■ Set problem
Repeat exactly the lines from the start through the line with "import plotly.graph_objects as go", both ends included.

• • • • •

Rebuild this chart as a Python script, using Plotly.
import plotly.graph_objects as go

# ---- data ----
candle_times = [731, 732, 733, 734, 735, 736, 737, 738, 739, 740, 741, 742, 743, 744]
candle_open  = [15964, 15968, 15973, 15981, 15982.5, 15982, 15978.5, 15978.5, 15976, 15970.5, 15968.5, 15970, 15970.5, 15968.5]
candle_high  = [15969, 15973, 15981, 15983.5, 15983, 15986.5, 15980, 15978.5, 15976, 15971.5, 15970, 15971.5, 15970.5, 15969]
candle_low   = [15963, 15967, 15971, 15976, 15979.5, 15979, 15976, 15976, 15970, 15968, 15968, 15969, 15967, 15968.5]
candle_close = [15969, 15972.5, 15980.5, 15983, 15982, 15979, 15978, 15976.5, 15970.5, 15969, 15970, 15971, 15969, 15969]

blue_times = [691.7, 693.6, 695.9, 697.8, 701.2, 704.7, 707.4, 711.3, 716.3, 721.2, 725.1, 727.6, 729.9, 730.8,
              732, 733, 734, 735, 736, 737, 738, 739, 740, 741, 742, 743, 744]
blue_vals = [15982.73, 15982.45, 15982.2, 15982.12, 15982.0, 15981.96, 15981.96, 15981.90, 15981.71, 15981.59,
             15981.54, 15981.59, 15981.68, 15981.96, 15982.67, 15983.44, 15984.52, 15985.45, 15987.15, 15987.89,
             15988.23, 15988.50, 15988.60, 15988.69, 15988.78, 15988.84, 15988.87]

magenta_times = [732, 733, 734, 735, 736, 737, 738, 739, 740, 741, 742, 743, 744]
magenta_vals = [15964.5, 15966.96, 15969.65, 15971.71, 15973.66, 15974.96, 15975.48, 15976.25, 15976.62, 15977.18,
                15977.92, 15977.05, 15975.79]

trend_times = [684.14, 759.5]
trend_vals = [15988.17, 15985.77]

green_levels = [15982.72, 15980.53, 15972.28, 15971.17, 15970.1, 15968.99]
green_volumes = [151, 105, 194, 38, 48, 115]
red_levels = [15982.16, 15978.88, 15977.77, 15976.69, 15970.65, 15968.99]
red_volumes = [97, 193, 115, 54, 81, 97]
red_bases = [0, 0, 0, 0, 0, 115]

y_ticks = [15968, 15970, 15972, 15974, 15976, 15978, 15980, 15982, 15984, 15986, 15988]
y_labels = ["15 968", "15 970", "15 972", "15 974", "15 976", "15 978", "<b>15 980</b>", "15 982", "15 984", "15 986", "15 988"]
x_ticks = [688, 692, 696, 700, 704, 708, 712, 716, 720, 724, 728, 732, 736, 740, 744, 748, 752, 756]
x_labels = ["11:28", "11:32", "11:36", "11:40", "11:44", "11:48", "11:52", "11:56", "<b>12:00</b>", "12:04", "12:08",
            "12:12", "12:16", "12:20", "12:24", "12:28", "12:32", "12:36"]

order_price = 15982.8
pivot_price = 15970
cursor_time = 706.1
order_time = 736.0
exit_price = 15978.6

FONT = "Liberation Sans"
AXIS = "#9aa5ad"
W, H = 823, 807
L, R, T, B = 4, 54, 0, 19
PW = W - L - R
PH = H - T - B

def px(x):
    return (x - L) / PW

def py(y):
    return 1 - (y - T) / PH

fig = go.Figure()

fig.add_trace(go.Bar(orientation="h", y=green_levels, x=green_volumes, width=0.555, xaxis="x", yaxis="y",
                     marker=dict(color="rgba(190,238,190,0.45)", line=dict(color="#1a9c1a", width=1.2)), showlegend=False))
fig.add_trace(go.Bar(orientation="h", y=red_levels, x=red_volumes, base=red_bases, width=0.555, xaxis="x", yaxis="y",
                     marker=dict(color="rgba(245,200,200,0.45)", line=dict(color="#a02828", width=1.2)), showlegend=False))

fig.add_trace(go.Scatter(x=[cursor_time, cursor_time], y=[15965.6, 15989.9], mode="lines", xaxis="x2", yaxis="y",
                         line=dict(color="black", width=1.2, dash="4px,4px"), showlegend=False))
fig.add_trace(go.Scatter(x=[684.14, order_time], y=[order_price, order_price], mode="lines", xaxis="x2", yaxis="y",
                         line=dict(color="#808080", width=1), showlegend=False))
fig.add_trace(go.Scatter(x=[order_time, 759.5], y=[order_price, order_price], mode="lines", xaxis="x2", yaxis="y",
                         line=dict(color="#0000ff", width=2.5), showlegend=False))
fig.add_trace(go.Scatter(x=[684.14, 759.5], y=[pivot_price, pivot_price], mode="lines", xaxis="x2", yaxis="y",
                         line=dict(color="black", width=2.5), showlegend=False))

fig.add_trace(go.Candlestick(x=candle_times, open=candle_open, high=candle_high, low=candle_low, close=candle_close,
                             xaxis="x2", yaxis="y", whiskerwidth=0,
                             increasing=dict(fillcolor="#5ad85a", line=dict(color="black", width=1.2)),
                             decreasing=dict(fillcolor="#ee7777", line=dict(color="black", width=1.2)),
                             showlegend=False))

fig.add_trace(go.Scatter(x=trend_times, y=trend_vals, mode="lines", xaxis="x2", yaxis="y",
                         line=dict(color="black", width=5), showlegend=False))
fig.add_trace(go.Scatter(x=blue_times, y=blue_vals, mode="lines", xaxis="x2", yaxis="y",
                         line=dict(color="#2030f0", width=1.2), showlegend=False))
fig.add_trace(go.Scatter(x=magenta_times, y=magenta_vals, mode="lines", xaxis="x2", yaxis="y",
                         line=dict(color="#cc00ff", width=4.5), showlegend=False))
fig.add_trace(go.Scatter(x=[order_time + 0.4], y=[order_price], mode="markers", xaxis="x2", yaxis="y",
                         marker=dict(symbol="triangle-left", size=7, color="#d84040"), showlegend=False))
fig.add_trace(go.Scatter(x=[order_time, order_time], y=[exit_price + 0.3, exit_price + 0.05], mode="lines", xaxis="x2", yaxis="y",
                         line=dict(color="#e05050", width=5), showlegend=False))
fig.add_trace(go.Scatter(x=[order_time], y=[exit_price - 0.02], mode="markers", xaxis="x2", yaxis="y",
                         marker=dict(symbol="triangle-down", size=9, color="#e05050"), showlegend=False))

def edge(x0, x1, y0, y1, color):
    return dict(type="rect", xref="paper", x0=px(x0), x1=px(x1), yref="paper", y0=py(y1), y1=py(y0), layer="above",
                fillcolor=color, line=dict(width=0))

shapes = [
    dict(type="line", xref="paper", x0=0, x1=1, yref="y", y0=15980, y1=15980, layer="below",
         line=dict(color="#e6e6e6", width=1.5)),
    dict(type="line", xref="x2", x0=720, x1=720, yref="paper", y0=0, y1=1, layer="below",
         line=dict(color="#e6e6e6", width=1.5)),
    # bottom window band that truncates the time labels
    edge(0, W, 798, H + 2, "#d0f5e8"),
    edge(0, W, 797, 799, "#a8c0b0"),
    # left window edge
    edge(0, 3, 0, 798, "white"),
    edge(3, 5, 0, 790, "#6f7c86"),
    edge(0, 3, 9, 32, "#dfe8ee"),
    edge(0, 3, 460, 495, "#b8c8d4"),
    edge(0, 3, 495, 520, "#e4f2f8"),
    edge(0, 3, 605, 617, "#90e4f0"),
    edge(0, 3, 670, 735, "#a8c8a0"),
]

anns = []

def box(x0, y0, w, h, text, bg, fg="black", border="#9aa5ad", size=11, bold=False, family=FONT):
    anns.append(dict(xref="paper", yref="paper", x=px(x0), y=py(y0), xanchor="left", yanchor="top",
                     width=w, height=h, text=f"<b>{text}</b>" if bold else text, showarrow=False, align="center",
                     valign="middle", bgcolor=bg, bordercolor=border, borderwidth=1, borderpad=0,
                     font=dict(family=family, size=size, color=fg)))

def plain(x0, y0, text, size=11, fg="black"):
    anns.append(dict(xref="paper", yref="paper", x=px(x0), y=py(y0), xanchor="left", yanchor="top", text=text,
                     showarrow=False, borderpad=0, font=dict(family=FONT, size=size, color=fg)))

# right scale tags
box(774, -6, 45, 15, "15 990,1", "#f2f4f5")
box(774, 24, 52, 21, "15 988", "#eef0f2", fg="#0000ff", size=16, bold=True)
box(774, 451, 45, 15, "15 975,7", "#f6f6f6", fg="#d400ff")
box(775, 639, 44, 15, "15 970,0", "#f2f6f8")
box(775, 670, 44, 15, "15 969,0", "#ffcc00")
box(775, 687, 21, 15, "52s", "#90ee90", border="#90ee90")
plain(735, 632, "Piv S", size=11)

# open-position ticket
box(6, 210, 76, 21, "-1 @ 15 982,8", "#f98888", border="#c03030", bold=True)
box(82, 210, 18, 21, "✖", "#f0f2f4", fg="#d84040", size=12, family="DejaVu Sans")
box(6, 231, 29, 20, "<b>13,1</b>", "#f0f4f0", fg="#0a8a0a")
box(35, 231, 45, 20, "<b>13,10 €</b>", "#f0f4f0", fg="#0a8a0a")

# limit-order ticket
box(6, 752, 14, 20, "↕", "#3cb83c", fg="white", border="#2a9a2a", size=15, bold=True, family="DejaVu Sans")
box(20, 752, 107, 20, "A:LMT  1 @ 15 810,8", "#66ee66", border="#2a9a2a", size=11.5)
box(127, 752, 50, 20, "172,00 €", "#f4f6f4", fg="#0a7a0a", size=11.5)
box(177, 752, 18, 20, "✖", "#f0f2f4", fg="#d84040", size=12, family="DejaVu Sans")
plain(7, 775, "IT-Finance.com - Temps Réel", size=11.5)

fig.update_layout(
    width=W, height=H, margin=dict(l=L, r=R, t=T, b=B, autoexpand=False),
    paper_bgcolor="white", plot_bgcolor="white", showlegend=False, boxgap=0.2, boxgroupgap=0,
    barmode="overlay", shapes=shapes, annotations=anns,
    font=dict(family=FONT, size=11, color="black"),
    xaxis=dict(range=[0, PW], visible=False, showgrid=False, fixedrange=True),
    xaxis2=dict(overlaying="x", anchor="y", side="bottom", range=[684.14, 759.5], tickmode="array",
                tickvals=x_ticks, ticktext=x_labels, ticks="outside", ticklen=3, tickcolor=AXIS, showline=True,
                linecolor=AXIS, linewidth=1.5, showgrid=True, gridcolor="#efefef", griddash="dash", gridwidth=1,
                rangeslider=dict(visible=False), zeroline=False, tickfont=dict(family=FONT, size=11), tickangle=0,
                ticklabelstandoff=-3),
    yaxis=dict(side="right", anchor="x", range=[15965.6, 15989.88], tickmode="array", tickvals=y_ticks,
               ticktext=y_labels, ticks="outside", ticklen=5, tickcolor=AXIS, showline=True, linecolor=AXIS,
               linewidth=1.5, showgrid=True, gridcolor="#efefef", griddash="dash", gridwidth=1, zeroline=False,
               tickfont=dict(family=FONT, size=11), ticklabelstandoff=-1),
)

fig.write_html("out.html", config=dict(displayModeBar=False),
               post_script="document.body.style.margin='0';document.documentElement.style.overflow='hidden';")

• • • • •

■ The solution
Rebuild this chart as a Python script, using Plotly.
import plotly.graph_objects as go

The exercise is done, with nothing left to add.